Álvaro Uribe ha destruido a los partidos tradicionales, en especial al Liberal, y los conservadores se han salvado desapercibido, apoyando el cesarismo demagógico de Uribe; el presidente sabe muy bien el poder de los medios de comunicación de masas y aprovecha la Cadena Caracol, especialmente, para difundir televisivamente sus encuentros con los Consejos Comunales –organizaciones populares locales -; todos los gestos están calculados: cuando se descubre que los oficiales militares cometen vejaciones y torturas contra los jóvenes conscriptos, Uribe no duda un segundo en exonerar al general en jefe del ejército, que se había hecho famoso por eliminar a los guerrilleros de las FARC en Víota , al sureste del Departamento de Cundinamarca.
La verdad que esta política represiva que algunos, irónicamente, califican como la forma de dar seguridad a los dueños de fundo para trasladarse a sus propiedades, sin el peligro de ser raptados o “vacunados” –especie de impuesto al estilo Robin Hood – por la guerrilla, atrajo también a sectores populares y de capas medias, que estaban aburridos con tanta inseguridad. Álvaro Uribe logró fácilmente que un Congreso servil apoyara su reelección, de ahí al cesarismo hay apenas un paso; destruido el sistema de partidos políticos por el rechazo popular y la inercia, los colombianos se fueron al otro extremo: en las elecciones de Cámara de Representantes y Senado se inscribieron más cuarenta partidos políticos y la mayoría no alcanzó el 2% del apoyo ciudadano.
Nadie entendía cómo votar: en una sábana, que llamaban el “tarjetón”, que contenía una serie de signos de partidos políticos, la mayoría nuevos y desconocidos, con candidatos con números del uno al cien, lo cual arrojó una cantidad enorme de votos nulos, además de la abstención de un 60%; incluso la votación de grupos indígenas fue anulada porque predominaron los votos en blanco. Es la única parte del mundo en que una elección, en estas condiciones, es válida.
Las primarias presidenciales se realizaron en base a un tarjetón para el partido liberal y el polo democrático alternativo. Los vocales confundían los tarjetones provocando mayor caos; en el polo alternativo de izquierda, que obtuvo una buena votación, ganó el jurista Carlos Gaviria sobre Antonio Navarro; en el liberalismo ganó el anticuado y cuatro veces derrotado, Horacio Serpa, que no atrae ni a su madre, por lo demás, el partido liberal fue derrotado por el voto popular y su enterrador es el siútico pereirano, ex Secretario General de la inútil OEA, César Gaviria, famoso cuando era presidente, por la corrupta construcción de un puente, en la ciudad de Pereira.
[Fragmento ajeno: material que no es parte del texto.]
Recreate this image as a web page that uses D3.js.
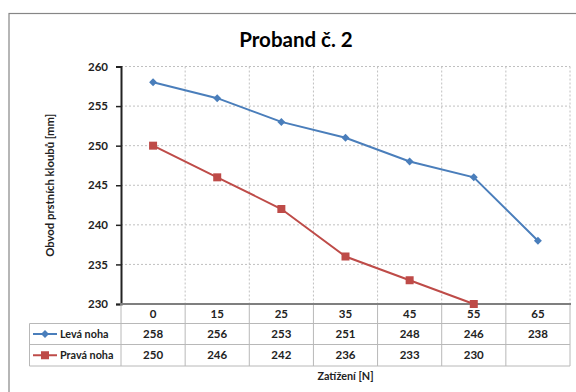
<!DOCTYPE html>
<html>
<head>
<meta charset="utf-8">
<script src="https://cdn.jsdelivr.net/npm/d3@7"></script>
<style>
  body { margin: 0; background: #fff; }
  svg { display: block; font-family: Lato, "Open Sans", sans-serif; }
</style>
</head>
<body>
<div id="chart"></div>
<script>
const loads = ['0', '15', '25', '35', '45', '55', '65'];
const leftLeg = [258, 256, 253, 251, 248, 246, 238];
const rightLeg = [250, 246, 242, 236, 233, 230, null];
const seriesNames = ['Levá noha', 'Pravá noha'];
const yTicks = [230, 235, 240, 245, 250, 255, 260];

const series = [
    {name: seriesNames[0], values: leftLeg, color: '#4a7ebb', marker: 'diamond'},
    {name: seriesNames[1], values: rightLeg, color: '#be4b48', marker: 'square'}
];

const svg = d3.select('#chart').append('svg').attr('width', 576).attr('height', 392);

// outer chart frame
svg.append('rect')
    .attr('x', 9).attr('y', 13.5)
    .attr('width', 600).attr('height', 400)
    .attr('fill', '#fff')
    .attr('stroke', '#868686')
    .attr('stroke-width', 1.2);

const plot = {left: 121, right: 570, top: 66.5, bottom: 304};

const x = d3.scaleBand().domain(loads).range([plot.left, plot.right]);
const y = d3.scaleLinear().domain([230, 260]).range([plot.bottom, plot.top]);

svg.append('text')
    .attr('x', 296).attr('y', 47)
    .attr('text-anchor', 'middle')
    .attr('font-size', 20.5).attr('font-weight', 'bold')
    .attr('fill', '#000')
    .text('Proband č. 2');

// horizontal gridlines
svg.append('g')
    .selectAll('line')
    .data(yTicks.filter(t => t > 230))
    .join('line')
    .attr('x1', plot.left).attr('x2', plot.right)
    .attr('y1', d => y(d)).attr('y2', d => y(d))
    .attr('stroke', '#c0c0c0').attr('stroke-dasharray', '2,2');

// vertical gridlines at category boundaries
svg.append('g')
    .selectAll('line')
    .data(loads)
    .join('line')
    .attr('x1', d => x(d) + x.bandwidth()).attr('x2', d => x(d) + x.bandwidth())
    .attr('y1', plot.top).attr('y2', plot.bottom)
    .attr('stroke', '#c0c0c0').attr('stroke-dasharray', '2,2');

// y axis
const yAxis = svg.append('g')
    .attr('transform', `translate(${plot.left},0)`)
    .call(d3.axisLeft(y).tickValues(yTicks).tickSize(5).tickPadding(8));
yAxis.select('.domain').attr('stroke', '#222').attr('stroke-width', 2);
yAxis.selectAll('.tick line').attr('stroke', '#222').attr('stroke-width', 1.5);
yAxis.selectAll('text')
    .attr('font-size', 11.5).attr('font-weight', 'bold')
    .attr('font-family', 'Lato, sans-serif').attr('fill', '#222');

svg.append('text')
    .attr('transform', `translate(54,${(plot.top + plot.bottom) / 2}) rotate(-90)`)
    .attr('text-anchor', 'middle')
    .attr('font-size', 11.3).attr('font-weight', 'bold')
    .attr('fill', '#222')
    .text('Obvod prstních kloubů [mm]');

// data table
const rowTop = plot.bottom, rowH = [19.5, 21, 21.5];
const rowY = [rowTop, rowTop + rowH[0], rowTop + rowH[0] + rowH[1], rowTop + rowH[0] + rowH[1] + rowH[2]];
const legendLeft = 29.5;
const tbl = svg.append('g').attr('stroke', '#b8b8b8').attr('stroke-width', 1);

// horizontal table lines
tbl.append('line').attr('x1', legendLeft).attr('x2', plot.right).attr('y1', rowY[1]).attr('y2', rowY[1]);
tbl.append('line').attr('x1', legendLeft).attr('x2', plot.right).attr('y1', rowY[2]).attr('y2', rowY[2]);
tbl.append('line').attr('x1', legendLeft).attr('x2', plot.right).attr('y1', rowY[3]).attr('y2', rowY[3]);
// vertical table lines
tbl.append('line').attr('x1', legendLeft).attr('x2', legendLeft).attr('y1', rowY[1]).attr('y2', rowY[3]);
tbl.append('line').attr('x1', plot.left).attr('x2', plot.left).attr('y1', rowY[0]).attr('y2', rowY[3]);
tbl.selectAll('.col')
    .data(loads)
    .join('line')
    .attr('class', 'col')
    .attr('x1', d => x(d) + x.bandwidth()).attr('x2', d => x(d) + x.bandwidth())
    .attr('y1', rowY[0]).attr('y2', rowY[3]);

// category header labels
svg.append('g')
    .selectAll('text')
    .data(loads)
    .join('text')
    .attr('x', d => x(d) + x.bandwidth() / 2)
    .attr('y', rowY[0] + rowH[0] / 2 + 4)
    .attr('text-anchor', 'middle')
    .attr('font-size', 11.5).attr('font-weight', 'bold').attr('fill', '#222')
    .text(d => d);

// series value rows
series.forEach((s, i) => {
    const cy = rowY[i + 1] + rowH[i + 1] / 2;
    svg.append('g')
        .selectAll('text')
        .data(s.values.map((v, j) => ({v, c: loads[j]})).filter(d => d.v != null))
        .join('text')
        .attr('x', d => x(d.c) + x.bandwidth() / 2)
        .attr('y', cy + 4)
        .attr('text-anchor', 'middle')
        .attr('font-size', 11.5).attr('font-weight', 'bold').attr('fill', '#222')
        .text(d => d.v);

    // legend key
    svg.append('line')
        .attr('x1', 33).attr('x2', 57).attr('y1', cy).attr('y2', cy)
        .attr('stroke', s.color).attr('stroke-width', 2);
    drawMarker(svg, s, 45, cy);
    svg.append('text')
        .attr('x', 60).attr('y', cy + 4)
        .attr('font-size', 10.8).attr('font-weight', 'bold').attr('fill', '#222')
        .text(s.name);
});

// bottom axis line
svg.append('line')
    .attr('x1', plot.left - 1).attr('x2', plot.right + 1)
    .attr('y1', plot.bottom).attr('y2', plot.bottom)
    .attr('stroke', '#7f7f7f').attr('stroke-width', 2);

svg.append('text')
    .attr('x', (plot.left + plot.right) / 2).attr('y', 380)
    .attr('text-anchor', 'middle')
    .attr('font-size', 10.8).attr('font-weight', 'bold').attr('fill', '#222')
    .text('Zatížení [N]');

// lines and markers
const line = d3.line()
    .defined(d => d.v != null)
    .x(d => x(d.c) + x.bandwidth() / 2)
    .y(d => y(d.v));

series.forEach(s => {
    const pts = s.values.map((v, j) => ({v, c: loads[j]}));
    svg.append('path')
        .datum(pts)
        .attr('fill', 'none')
        .attr('stroke', s.color)
        .attr('stroke-width', 2)
        .attr('d', line);
    pts.filter(d => d.v != null).forEach(d => {
        drawMarker(svg, s, x(d.c) + x.bandwidth() / 2, y(d.v));
    });
});

function drawMarker(g, s, cx, cy) {
    if (s.marker === 'square') {
        g.append('rect')
            .attr('x', cx - 4).attr('y', cy - 4)
            .attr('width', 8).attr('height', 8)
            .attr('fill', s.color);
    } else {
        g.append('path')
            .attr('d', d3.symbol(d3.symbolDiamond2, 40)())
            .attr('transform', `translate(${cx},${cy})`)
            .attr('fill', s.color);
    }
}
</script>
</body>
</html>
El partido de la U –de la Unión Nacional-, uribista, logró triunfar tanto en el senado, como en la cámara de representantes, en las pasadas elecciones del 12 de enero, además de una serie de partidos que se pronunciarán por Álvaro Uribe. Los candidatos originales y creativos, como Mokus, no lograron, ni siquiera, un escaño senatorial, lo mismo ocurrió con el ex alcalde de Bogotá, Peñalosa, algo similar a los incoherentes humanistas chilenos.
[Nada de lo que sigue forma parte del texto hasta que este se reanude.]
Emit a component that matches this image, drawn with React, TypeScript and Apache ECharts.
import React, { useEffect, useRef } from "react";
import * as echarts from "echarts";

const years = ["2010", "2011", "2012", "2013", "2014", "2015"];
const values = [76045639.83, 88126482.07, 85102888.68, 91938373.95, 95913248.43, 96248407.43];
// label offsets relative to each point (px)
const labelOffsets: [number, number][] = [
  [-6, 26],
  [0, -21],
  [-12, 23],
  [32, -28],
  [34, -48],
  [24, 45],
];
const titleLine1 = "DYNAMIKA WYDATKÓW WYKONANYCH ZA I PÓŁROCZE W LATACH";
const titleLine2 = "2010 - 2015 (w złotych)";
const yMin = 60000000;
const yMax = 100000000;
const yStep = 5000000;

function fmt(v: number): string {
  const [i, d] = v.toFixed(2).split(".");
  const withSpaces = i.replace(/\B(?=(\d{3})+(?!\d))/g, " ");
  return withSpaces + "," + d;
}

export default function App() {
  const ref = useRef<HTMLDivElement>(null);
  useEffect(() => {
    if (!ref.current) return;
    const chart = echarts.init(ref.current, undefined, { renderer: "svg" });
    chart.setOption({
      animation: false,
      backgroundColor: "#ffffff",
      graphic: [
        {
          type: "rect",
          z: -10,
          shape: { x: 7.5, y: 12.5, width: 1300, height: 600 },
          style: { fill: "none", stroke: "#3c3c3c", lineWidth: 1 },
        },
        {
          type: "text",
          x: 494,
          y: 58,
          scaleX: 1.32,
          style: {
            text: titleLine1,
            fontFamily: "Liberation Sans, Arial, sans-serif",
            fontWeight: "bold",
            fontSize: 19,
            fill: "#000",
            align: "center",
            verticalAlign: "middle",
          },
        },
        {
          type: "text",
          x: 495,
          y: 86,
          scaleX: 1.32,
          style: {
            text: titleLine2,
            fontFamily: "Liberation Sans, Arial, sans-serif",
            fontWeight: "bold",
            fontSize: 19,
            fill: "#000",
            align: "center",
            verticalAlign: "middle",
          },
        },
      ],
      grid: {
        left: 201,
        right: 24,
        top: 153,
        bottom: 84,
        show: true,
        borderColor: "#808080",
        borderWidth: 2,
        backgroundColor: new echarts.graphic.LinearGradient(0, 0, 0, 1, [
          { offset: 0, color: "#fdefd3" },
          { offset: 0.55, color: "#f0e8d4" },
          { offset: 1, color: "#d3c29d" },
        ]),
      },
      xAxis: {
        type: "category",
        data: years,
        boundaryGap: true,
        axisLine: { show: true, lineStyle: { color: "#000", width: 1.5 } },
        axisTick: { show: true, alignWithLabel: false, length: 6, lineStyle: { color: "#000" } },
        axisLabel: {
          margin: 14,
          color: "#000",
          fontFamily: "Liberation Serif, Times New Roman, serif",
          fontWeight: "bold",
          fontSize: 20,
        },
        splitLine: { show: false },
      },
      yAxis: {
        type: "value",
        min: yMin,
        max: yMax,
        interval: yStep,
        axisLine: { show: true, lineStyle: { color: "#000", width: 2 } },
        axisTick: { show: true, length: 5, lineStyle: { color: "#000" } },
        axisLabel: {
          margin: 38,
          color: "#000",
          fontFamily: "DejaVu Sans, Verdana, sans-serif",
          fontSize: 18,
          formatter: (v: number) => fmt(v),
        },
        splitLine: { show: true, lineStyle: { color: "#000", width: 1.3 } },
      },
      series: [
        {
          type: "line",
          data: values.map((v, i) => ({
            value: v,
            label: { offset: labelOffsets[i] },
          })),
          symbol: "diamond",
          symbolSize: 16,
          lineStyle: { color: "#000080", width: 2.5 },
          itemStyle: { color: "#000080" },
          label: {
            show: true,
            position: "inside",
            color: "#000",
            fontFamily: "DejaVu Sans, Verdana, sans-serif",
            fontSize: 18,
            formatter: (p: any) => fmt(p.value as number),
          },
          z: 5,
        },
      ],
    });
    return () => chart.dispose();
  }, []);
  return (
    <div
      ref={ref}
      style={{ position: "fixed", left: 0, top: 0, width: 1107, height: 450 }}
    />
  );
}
Está claro que la reelección del cesarista populista de derecha, Álvaro Uribe, está asegurada, el problema es qué hará con ella. Podrá la mágica y maravillosa Colombia vencer el sino de ese odio implacable que profetizaba Bolívar y convertirse en un país viable, ubicado en la tendencia de una América Latina, cada día más independiente de los Estados Unidos? De lo contrario, seguiremos en una eterna guerra sin salida ni respiro. A lo mejor, el momento mágico que vivimos hoy, con Evo Morales, Lula, Tabaré Vásquez, Kirchner y Michelle Bachelet, logra embriagar a la vieja Gran Colombia de los sueños de Bolívar.